A CFO may prioritize billing accuracy, revenue recognition compliance, and cash conversion. A COO or services leader may focus on schedule adherence, bench efficiency, and project margin variance. A CIO may emphasize integration reliability, data governance, and workflow automation coverage. The ERP program should align these perspectives into one operating dashboard rather than separate reporting silos.
Implementation recommendations for ERP process optimization
The most successful professional services ERP initiatives avoid a pure lift-and-shift approach. They begin with process rationalization. Firms should identify where workflow variation is strategically necessary and where it is simply legacy inconsistency. Standardize the 80 percent of common delivery and finance processes first, then allow controlled exceptions for specialized service lines or regulatory requirements.
Master data discipline is equally important. Client records, project codes, service catalogs, skills taxonomies, rate cards, cost centers, and contract types must be governed centrally. Without this foundation, analytics and AI outputs become unreliable, and automation introduces errors at scale.
Leadership should also phase the transformation based on business value. A practical sequence is project setup and time capture, followed by resource planning, project financials, billing automation, and advanced analytics. This approach delivers earlier ROI while reducing change fatigue across delivery and finance teams.

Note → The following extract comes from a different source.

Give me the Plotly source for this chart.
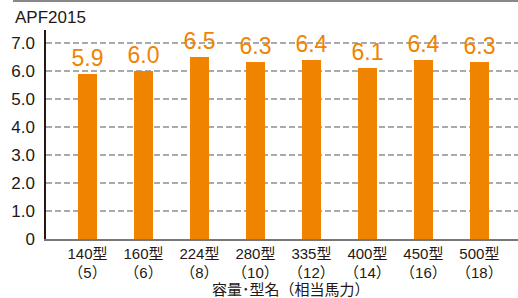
import plotly.graph_objects as go

categories = ["140型", "160型", "224型", "280型", "335型", "400型", "450型", "500型"]
horsepower = ["（5）", "（6）", "（8）", "（10）", "（12）", "（14）", "（16）", "（18）"]
apf_values = [5.9, 6.0, 6.5, 6.3, 6.4, 6.1, 6.4, 6.3]
y_ticks = [0, 1, 2, 3, 4, 5, 6, 7]
y_tick_labels = ["0", "1.0", "2.0", "3.0", "4.0", "5.0", "6.0", "7.0"]

FONT = "Liberation Sans, Arial, Noto Sans CJK JP, sans-serif"
ORANGE = "#F08300"
TEXT = "#231815"

W, H = 518, 298
L, R, T, B = 46, 0, 30, 59
plot_w = W - L - R
plot_h = H - T - B

fig = go.Figure()
fig.add_trace(go.Bar(
    x=list(range(len(categories))),
    y=apf_values,
    width=0.34,
    marker=dict(color=ORANGE, line=dict(width=0)),
    text=[f"{v:.1f}" for v in apf_values],
    textposition="outside",
    constraintext="none",
    textfont=dict(color=ORANGE, size=23, family=FONT),
    cliponaxis=False,
    hoverinfo="skip",
))

fig.update_layout(
    width=W, height=H,
    margin=dict(l=L, r=R, t=T, b=B),
    paper_bgcolor="white", plot_bgcolor="white",
    showlegend=False,
    font=dict(family=FONT, color=TEXT, size=15),
    bargap=0,
    xaxis=dict(
        range=[-0.741, 7.69],
        tickmode="array",
        tickvals=list(range(len(categories))),
        ticktext=[f"{c}<br>{h}" for c, h in zip(categories, horsepower)],
        tickfont=dict(size=15, color=TEXT, family=FONT),
        showgrid=False, zeroline=False,
        showline=True, linecolor="#777", linewidth=1.5,
        ticks="", ticklen=0,
    ),
    yaxis=dict(
        range=[0, plot_h / 28.04],
        tickmode="array",
        tickvals=y_ticks,
        ticktext=y_tick_labels,
        tickfont=dict(size=17, color=TEXT, family=FONT),
        showgrid=True, gridcolor="#AAAAAA", gridwidth=1.5, griddash="6px,3px",
        zeroline=False,
        showline=True, linecolor="#231815", linewidth=1.5,
        ticks="", ticklabelstandoff=6,
    ),
)

fig.add_annotation(
    text="APF2015", xref="paper", yref="paper",
    x=(13 - L) / plot_w, y=(H - B - 18) / plot_h,
    xanchor="left", yanchor="middle", showarrow=False,
    font=dict(size=17, color=TEXT, family=FONT),
)
fig.add_annotation(
    text="容量･型名（相当馬力）", xref="paper", yref="paper",
    x=(291 - L) / plot_w, y=-(289 - (H - B)) / plot_h,
    xanchor="center", yanchor="middle", showarrow=False,
    font=dict(size=15, color=TEXT, family=FONT),
)
# thin gray rule across the top edge
fig.add_shape(
    type="rect", xref="paper", yref="paper",
    x0=(13 - L) / plot_w, x1=1, y0=(H - B - 2) / plot_h, y1=(H - B) / plot_h,
    line=dict(width=0), fillcolor="#888888", layer="above",
)

fig.write_html(
    "out.html",
    config={"displayModeBar": False},
    post_script="document.body.style.margin='0';document.body.style.padding='0';",
)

Common failure patterns to avoid
Professional services firms often undercut ERP value by over-customizing workflows to match every historical exception. This increases implementation complexity and makes future upgrades harder. Another common issue is treating PSA and ERP as separate operating domains, which weakens project accounting integrity and delays financial visibility.
Firms also fail when they optimize only back-office finance while leaving delivery operations fragmented. If project managers still manage staffing, scope changes, and subcontractor costs outside the ERP, the organization will continue to struggle with margin leakage and reporting delays. Process optimization must include the delivery engine, not just the accounting layer.
The business case for scalable service delivery
The ROI case for professional services ERP process optimization is typically driven by four outcomes: higher billable utilization, lower revenue leakage, faster billing and collections, and improved project margin control. Even modest gains in these areas can materially improve EBITDA in labor-based business models.
For example, a 500-person consulting firm that improves utilization by 2 to 3 points, reduces invoice cycle time by one week, and cuts project margin leakage through better change control can generate significant annual impact without increasing headcount at the same rate as revenue growth. That is the essence of scalable service delivery: more predictable output, stronger governance, and better economics from the same operating base.
For enterprise buyers evaluating ERP modernization, the priority is not simply replacing legacy software. It is building an operating platform that connects sales, staffing, delivery, finance, and analytics into a repeatable system of execution. In professional services, that is what turns growth into profitable scale.